Oh, the drama of it all.
At the Dior men’s wear show on Friday afternoon, models trooped down a celestial flight of stairs, trotted around the perimeter and then descended another flight of stairs, disappearing out of view. They arrived from heaven and departed into, if not the netherworld, at least the great unknown.
Was this some grand metaphor about the realities of being a fashion designer in today’s age? Especially one at LVMH, the world’s largest luxury group, which owns Dior?
Perhaps it was.
For context: The future of Kim Jones, the Dior Men’s artistic director, has been the subject of endless (and I mean endless) rumors for months, if not years. “Do you think this is his last show?” was the great question passed from reporter to reporter in the front row.

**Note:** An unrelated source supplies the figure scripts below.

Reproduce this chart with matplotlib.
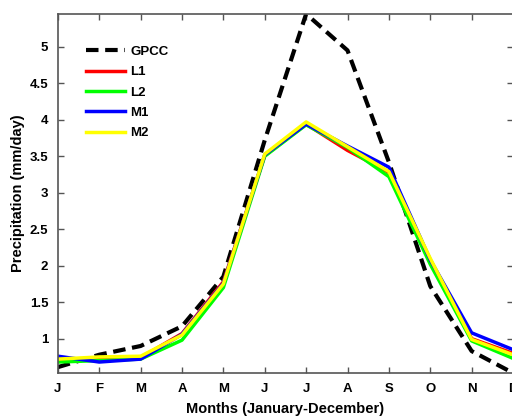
import matplotlib
matplotlib.use("Agg")
import matplotlib.pyplot as plt

months = ['J', 'F', 'M', 'A', 'M', 'J', 'J', 'A', 'S', 'O', 'N', 'D']
month_idx = list(range(1, 13))

gpcc = [0.61, 0.78, 0.90, 1.17, 1.85, 3.72, 5.45, 4.95, 3.42, 1.72, 0.83, 0.53]
l1 = [0.71, 0.72, 0.74, 1.07, 1.78, 3.51, 3.94, 3.58, 3.28, 2.06, 1.00, 0.80]
l2 = [0.68, 0.70, 0.72, 0.98, 1.70, 3.50, 3.93, 3.62, 3.22, 2.02, 0.97, 0.73]
m1 = [0.76, 0.68, 0.72, 1.06, 1.76, 3.52, 3.94, 3.64, 3.35, 2.08, 1.08, 0.85]
m2 = [0.72, 0.75, 0.76, 1.05, 1.75, 3.53, 3.97, 3.63, 3.29, 2.10, 0.99, 0.78]

plt.rcParams['font.family'] = ['Liberation Sans', 'DejaVu Sans']
plt.rcParams['font.weight'] = 'bold'

fig = plt.figure(figsize=(5.12, 4.18), dpi=100)
ax = fig.add_axes([0.113, 0.1077, 0.889, 0.859])

ax.plot(month_idx, gpcc, color='black', lw=3, dashes=(3, 1.6), label='GPCC')
ax.plot(month_idx, l1, color='#ff0000', lw=2.5, label='L1')
ax.plot(month_idx, l2, color='#00ff00', lw=2.5, label='L2')
ax.plot(month_idx, m1, color='#0000ff', lw=2.5, label='M1')
ax.plot(month_idx, m2, color='#ffff00', lw=2.5, label='M2')

ax.set_xlim(1, 12)
ax.set_ylim(min(gpcc), max(gpcc))
ax.set_xticks(month_idx)
ax.set_xticklabels(months)
ax.set_yticks([1, 1.5, 2, 2.5, 3, 3.5, 4, 4.5, 5])
ax.set_yticklabels(['1', '1.5', '2', '2.5', '3', '3.5', '4', '4.5', '5'])
ax.tick_params(direction='in', top=True, right=True, length=4, width=1,
               color='#555555', labelsize=9.5, pad=7)
for s in ax.spines.values():
    s.set_color('#555555')
    s.set_linewidth(1.2)

ax.set_xlabel('Months (January-December)', fontsize=10.5, fontweight='bold', labelpad=5)
ax.set_ylabel('Precipitation (mm/day)', fontsize=10.5, fontweight='bold', labelpad=3)

leg = ax.legend(loc='upper left', bbox_to_anchor=(0.035, 0.945), frameon=False,
                fontsize=9.5, handlelength=3.0, handletextpad=0.4, labelspacing=0.62)
for t in leg.get_texts():
    t.set_fontweight('bold')

fig.savefig('out.png', dpi=100)
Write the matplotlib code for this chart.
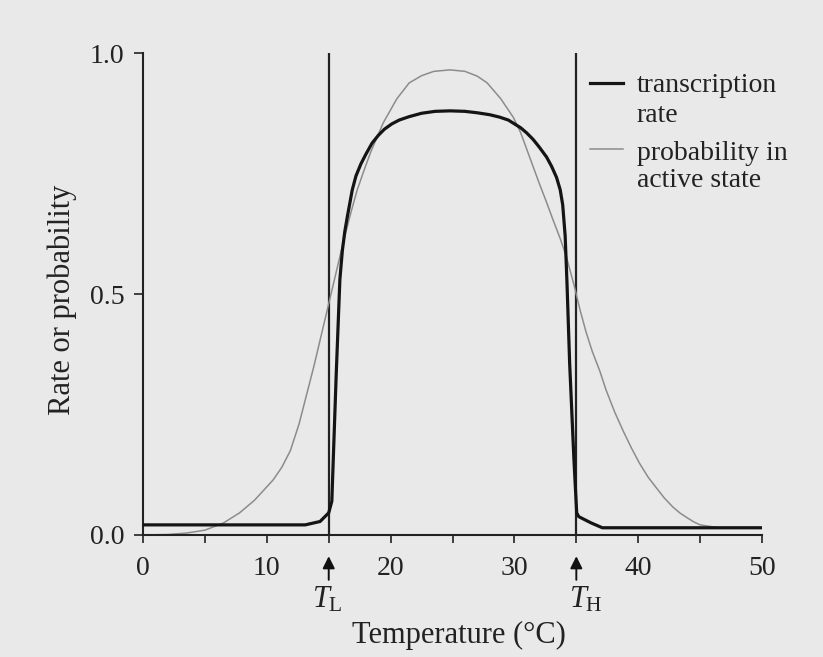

If the apostles of the fashion world went looking for allusive symbols in this show, they could certainly find them. The soundtrack was a song from “McQueen,” the 2018 documentary about Alexander McQueen, a fellow British designer who died by suicide, and who some in the industry cite as a cautionary tale about its demands on designers.
The show’s first model, and a few others arriving later, had ribbons tied over their eyes, as if to say, “Here I am, blocking out the world.” And when Mr. Jones took his bow at the finale, he walked over to embrace Delphine Arnault, the Dior chief executive and daughter of the LVMH chief Bernard Arnault, for all to see.
These acts could mean everything or, of course, nothing at all. LVMH has either denied or not answered the rumors.
As for Mr. Jones, during a preview the day before the show, his focus was on the garments. He wanted to send, he said, “a really clean message.”
A clean message about the clothes, that is. This was Mr. Jones’s Dior at its most dashingly distilled. Models arrived on those ethereal steps in bonded leather jackets, not a crease on them; hourglass-shaped sport coats with shoulders that were as sharp as a guillotine blade; vast trousers with the flounce and bop of a couture gown; and just the perfect ribbed gray sweater. It’s what this reporter would buy if he got lucky one day and won the Mega Millions. Like an Agnes Martin canvas, these are garments whose essentialism is what makes them so arresting.
“Everything is really about the structure,” said Mr. Jones, who has been at Dior for nearly seven years. Hours after the show, he received the Légion d’Honneur, the highest French order of merit. (Other non-French fashion designers who have received the award are a royal bunch — Karl Lagerfeld, Ralph Lauren and Giorgio Armani, among them).
This Dior collection was sparser on bags and shoes, those brisk-selling tack-ons that designers can get carried away with, festooning them to models like ornaments on a Christmas tree.
“There’s enough of that on the market,” Mr. Jones said. “I’ve just done really pure Dior.”
As a whole, this collection was a throat-clearing “ahem” from Mr. Jones. For all the rumors that swirl around him, for all the times that fashion has come to feel distractingly like sports — with social media burblings about what star is being traded to where, who is up and who is down — it is a reminder that when it comes to the actual clothes, he is a master of line and form.